Message Brokers
Message brokers enable asynchronous communication between services, improve decoupling, and increase system resilience.
However, they also introduce concerns related to message delivery semantics, duplicate processing, and concurrency.
Applications must be designed to handle scenarios where messages may:
- be delivered more than once
- arrive out of order
- be re-queued
- be retried due to processing failures
To achieve correct and safe message processing, developers must design consumers that are idempotent, or use patterns that ensure only one consumer processes a given message.
Competing Consumers Pattern
When multiple instances of the same service read from the same queue or topic partition, the recommended approach to guarantee that exactly one instance processes a given message is the Competing Consumers Pattern.
This pattern ensures:
- multiple consumers can scale horizontally
- only one consumer instance processes each message
- load is distributed across consumer instances
- consumer failures do not cause message loss
Reference:
https://docs.microsoft.com/en-us/azure/architecture/patterns/competing-consumers
RabbitMQ
RabbitMQ implements the Competing Consumers Pattern natively.
When multiple consumers subscribe to the same queue:
- RabbitMQ delivers each message to only one consumer
- Message acknowledgements ensure messages are not lost
- If a consumer fails, unacknowledged messages are re-delivered to another consumer
Because of this built-in behavior, RabbitMQ is a safe and straightforward broker for one-at-a-time message processing.

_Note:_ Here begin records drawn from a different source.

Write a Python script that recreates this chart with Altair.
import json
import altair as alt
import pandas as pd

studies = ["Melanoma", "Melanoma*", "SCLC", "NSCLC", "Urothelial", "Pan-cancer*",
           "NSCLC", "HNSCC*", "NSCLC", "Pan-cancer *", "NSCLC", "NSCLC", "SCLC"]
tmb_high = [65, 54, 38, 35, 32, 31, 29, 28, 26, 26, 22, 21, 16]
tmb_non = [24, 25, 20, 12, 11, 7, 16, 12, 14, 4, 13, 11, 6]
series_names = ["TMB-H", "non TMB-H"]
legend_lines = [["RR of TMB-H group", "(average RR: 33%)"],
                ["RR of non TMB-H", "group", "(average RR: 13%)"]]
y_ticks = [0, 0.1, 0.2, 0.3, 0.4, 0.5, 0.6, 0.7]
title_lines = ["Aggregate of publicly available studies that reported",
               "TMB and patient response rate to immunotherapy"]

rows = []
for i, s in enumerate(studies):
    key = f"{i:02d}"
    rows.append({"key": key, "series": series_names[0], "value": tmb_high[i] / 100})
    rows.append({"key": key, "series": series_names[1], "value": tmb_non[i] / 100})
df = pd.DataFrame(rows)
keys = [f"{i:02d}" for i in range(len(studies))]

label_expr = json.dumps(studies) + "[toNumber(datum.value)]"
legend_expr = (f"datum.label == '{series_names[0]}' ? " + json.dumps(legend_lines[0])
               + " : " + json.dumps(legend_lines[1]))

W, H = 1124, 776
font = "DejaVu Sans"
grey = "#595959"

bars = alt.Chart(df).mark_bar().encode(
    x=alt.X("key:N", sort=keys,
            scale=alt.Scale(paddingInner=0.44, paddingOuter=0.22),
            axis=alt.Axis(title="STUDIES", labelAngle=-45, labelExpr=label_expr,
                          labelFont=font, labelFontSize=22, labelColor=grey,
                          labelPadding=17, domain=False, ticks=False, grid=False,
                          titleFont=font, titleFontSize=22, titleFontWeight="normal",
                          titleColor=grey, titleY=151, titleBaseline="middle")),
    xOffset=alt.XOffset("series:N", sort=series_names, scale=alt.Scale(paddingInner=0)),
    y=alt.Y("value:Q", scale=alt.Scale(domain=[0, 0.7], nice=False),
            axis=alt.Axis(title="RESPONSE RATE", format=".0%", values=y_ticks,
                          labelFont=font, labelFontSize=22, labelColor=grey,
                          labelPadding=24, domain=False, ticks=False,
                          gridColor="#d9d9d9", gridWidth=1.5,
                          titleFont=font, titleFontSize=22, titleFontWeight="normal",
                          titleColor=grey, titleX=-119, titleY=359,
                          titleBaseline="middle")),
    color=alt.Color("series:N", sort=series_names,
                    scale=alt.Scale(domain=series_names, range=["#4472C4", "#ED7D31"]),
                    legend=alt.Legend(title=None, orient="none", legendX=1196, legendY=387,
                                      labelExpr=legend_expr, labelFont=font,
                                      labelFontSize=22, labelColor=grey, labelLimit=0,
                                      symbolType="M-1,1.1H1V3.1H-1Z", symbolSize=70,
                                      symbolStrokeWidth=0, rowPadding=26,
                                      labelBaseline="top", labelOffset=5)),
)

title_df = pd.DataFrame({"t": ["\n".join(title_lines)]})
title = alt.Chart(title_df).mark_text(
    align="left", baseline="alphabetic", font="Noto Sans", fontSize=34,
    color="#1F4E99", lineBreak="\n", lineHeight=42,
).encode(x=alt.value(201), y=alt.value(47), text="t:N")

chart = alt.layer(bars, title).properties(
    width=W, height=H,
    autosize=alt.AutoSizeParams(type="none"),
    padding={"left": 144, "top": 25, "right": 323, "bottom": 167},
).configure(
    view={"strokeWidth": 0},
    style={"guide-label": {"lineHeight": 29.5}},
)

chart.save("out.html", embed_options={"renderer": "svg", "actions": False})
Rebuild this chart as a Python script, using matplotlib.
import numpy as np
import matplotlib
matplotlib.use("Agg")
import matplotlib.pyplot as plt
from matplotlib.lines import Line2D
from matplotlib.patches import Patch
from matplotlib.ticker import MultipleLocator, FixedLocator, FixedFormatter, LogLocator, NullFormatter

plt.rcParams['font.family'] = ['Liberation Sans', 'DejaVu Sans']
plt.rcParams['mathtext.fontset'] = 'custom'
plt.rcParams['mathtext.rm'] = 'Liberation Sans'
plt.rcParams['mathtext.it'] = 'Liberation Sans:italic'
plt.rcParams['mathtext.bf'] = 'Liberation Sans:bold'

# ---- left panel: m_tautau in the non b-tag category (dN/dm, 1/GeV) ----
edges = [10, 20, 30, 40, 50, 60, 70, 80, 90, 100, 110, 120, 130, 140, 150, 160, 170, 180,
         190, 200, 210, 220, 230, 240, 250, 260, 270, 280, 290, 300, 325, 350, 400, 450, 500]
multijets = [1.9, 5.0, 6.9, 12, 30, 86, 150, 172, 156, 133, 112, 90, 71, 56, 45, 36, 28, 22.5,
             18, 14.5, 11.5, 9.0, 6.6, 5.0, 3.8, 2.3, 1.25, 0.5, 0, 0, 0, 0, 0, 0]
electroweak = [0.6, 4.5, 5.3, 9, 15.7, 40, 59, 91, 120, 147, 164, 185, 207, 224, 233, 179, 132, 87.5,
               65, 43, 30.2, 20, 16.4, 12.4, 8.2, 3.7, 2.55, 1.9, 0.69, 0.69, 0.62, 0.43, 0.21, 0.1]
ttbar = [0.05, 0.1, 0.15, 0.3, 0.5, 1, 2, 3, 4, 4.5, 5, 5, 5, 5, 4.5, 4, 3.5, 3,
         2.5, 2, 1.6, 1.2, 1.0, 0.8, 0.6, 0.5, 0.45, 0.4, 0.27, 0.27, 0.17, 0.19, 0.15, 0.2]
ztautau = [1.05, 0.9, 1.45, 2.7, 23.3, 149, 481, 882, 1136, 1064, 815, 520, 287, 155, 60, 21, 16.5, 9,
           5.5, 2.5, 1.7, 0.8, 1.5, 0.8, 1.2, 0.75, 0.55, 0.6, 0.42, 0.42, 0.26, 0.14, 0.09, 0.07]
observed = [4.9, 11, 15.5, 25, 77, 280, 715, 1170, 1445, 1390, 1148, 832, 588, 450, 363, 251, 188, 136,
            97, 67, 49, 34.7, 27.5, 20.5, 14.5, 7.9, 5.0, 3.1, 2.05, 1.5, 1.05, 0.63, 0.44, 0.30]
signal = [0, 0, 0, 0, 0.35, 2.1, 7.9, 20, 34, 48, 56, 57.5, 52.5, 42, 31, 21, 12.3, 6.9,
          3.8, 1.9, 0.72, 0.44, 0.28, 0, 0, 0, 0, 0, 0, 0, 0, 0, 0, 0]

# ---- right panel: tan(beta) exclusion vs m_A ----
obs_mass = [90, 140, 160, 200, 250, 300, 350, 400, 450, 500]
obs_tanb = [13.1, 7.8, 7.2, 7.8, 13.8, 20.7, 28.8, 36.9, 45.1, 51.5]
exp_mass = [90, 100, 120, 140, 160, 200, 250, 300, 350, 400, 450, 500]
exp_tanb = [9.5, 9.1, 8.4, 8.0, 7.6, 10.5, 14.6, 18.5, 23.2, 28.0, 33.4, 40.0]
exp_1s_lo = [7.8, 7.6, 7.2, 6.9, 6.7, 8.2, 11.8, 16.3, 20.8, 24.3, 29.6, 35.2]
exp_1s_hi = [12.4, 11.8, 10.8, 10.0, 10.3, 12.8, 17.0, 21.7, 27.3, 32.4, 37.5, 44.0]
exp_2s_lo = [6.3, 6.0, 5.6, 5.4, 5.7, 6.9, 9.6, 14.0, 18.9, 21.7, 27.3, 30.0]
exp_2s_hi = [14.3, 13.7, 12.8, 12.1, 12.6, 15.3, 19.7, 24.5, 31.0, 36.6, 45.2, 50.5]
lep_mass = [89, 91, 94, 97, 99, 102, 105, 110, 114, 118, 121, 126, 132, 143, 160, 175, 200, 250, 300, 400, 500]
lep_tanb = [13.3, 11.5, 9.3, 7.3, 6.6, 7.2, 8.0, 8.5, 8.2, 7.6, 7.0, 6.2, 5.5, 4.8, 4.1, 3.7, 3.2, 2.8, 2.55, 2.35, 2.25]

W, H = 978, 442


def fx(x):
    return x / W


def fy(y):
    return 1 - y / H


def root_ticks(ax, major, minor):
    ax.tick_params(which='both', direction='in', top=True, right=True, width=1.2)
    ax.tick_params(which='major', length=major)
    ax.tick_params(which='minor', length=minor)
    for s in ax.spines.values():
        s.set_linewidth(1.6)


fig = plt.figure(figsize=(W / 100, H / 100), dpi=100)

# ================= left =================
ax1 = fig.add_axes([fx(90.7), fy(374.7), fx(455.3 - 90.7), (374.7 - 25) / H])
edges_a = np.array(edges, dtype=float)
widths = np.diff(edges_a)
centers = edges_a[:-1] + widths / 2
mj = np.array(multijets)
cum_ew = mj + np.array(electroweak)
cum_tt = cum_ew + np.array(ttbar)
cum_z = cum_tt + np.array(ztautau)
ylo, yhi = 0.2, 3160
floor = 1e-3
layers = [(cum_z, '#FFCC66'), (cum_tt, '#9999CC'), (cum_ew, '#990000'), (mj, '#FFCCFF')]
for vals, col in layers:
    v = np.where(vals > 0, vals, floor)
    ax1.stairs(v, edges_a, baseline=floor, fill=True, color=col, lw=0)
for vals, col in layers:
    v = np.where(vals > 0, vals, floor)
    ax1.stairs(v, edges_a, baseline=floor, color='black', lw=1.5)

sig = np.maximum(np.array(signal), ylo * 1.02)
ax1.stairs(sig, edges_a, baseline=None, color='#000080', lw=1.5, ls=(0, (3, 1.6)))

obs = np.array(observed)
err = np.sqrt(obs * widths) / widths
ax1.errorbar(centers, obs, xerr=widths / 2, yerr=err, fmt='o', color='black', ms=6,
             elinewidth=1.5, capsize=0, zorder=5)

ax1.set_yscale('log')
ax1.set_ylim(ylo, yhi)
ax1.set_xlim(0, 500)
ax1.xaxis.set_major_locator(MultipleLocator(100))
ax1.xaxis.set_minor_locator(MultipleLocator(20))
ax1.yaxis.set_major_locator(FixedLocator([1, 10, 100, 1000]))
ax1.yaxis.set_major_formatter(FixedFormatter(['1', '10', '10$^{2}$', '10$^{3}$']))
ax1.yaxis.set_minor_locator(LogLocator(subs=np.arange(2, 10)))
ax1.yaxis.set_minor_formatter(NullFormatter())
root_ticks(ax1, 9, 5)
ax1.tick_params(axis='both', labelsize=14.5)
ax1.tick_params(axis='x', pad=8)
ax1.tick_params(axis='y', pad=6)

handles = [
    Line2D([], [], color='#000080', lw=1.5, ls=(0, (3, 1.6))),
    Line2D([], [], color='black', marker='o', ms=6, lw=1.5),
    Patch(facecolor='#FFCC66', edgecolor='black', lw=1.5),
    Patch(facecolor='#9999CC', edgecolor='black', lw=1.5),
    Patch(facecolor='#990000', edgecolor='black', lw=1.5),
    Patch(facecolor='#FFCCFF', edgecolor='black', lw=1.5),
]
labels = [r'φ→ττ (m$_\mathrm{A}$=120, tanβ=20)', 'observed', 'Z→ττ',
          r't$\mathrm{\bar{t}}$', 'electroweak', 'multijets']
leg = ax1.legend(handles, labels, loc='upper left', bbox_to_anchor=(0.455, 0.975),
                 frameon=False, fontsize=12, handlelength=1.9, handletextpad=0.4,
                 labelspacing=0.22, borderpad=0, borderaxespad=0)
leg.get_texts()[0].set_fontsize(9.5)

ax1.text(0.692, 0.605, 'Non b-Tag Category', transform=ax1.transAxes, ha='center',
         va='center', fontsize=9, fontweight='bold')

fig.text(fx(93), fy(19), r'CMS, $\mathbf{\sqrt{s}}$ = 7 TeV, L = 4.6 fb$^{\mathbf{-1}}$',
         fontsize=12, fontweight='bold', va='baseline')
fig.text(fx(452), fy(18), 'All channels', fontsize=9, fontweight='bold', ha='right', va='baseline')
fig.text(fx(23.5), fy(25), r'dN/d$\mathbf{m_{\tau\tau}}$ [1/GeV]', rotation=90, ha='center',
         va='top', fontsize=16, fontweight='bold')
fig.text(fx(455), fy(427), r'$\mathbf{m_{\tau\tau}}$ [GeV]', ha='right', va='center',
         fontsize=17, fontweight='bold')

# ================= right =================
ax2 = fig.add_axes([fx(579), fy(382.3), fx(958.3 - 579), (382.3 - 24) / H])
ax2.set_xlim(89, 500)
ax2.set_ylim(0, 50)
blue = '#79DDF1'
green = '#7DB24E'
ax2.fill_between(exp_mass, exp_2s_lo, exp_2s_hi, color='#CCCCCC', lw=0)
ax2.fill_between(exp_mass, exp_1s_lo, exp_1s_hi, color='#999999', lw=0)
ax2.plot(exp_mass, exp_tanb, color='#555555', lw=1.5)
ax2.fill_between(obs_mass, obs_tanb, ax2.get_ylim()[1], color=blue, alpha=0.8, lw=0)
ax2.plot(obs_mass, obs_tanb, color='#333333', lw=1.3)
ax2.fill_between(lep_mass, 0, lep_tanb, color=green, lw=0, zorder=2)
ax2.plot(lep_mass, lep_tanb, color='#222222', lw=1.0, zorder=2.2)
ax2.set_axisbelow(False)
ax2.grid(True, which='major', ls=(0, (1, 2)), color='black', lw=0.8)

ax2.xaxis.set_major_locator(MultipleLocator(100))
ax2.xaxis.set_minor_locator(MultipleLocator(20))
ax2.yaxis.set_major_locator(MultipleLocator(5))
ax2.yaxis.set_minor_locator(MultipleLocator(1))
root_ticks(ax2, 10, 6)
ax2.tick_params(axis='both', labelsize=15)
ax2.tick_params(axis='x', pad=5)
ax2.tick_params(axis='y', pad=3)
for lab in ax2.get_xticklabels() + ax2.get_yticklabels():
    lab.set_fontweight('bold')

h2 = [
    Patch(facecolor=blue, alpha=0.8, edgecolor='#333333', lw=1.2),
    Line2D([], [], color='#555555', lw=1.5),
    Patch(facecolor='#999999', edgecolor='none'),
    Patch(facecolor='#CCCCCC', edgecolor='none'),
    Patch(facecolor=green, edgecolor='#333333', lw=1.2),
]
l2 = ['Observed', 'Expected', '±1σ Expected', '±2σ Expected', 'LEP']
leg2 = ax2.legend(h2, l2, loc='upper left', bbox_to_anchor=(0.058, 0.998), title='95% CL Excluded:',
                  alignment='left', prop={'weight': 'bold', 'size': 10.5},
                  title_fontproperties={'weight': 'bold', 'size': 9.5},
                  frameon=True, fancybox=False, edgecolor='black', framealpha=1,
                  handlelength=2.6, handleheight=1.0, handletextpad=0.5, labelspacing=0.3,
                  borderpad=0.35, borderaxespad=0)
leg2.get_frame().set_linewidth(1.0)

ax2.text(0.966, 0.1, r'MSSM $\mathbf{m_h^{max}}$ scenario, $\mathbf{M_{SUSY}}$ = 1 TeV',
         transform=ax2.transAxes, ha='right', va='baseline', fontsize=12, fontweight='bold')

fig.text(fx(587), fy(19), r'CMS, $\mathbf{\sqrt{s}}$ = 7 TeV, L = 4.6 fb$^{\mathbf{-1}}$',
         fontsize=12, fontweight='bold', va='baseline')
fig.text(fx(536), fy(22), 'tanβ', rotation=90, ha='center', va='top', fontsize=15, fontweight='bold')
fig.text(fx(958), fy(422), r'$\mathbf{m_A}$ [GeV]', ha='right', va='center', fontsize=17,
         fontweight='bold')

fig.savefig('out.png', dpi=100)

Requirements When Using RabbitMQ
- Ensure explicit acknowledgements (
ack) are enabled. - Ensure queues are durable and messages are persistent when needed.
- Ensure consumers handle retries and duplicate deliveries safely.
- Prefer idempotent message handlers wherever possible.
Kafka
Kafka is fundamentally different from RabbitMQ.
It delivers messages based on:
- topic partitions
- consumer groups
Consumer Groups and Delivery Guarantees
To ensure that only one instance of an application receives a given message:
- All consumers of the same application must share the same
consumer-group-id. - Kafka will then distribute partitions across consumer instances.
- Each partition is consumed by exactly one consumer in the group at a time.
Important Notes for Kafka
- Kafka does not guarantee exactly-once processing unless additional mechanisms are used.
- Consumers must be designed to handle duplicate messages.
- Keep partition counts aligned with expected consumer scaling.
- When ordering is important, ensure all relevant messages are sent to the same partition.
Summary
To ensure safe and predictable message processing:
- Use the Competing Consumers Pattern for horizontally scaled consumers.
- RabbitMQ naturally enforces single-consumer semantics per message.
- Kafka requires proper consumer-group configuration.
- Always design consumers to be idempotent and robust to retries or duplicates.
Correct message broker usage ensures reliable inter-service communication across DIT systems.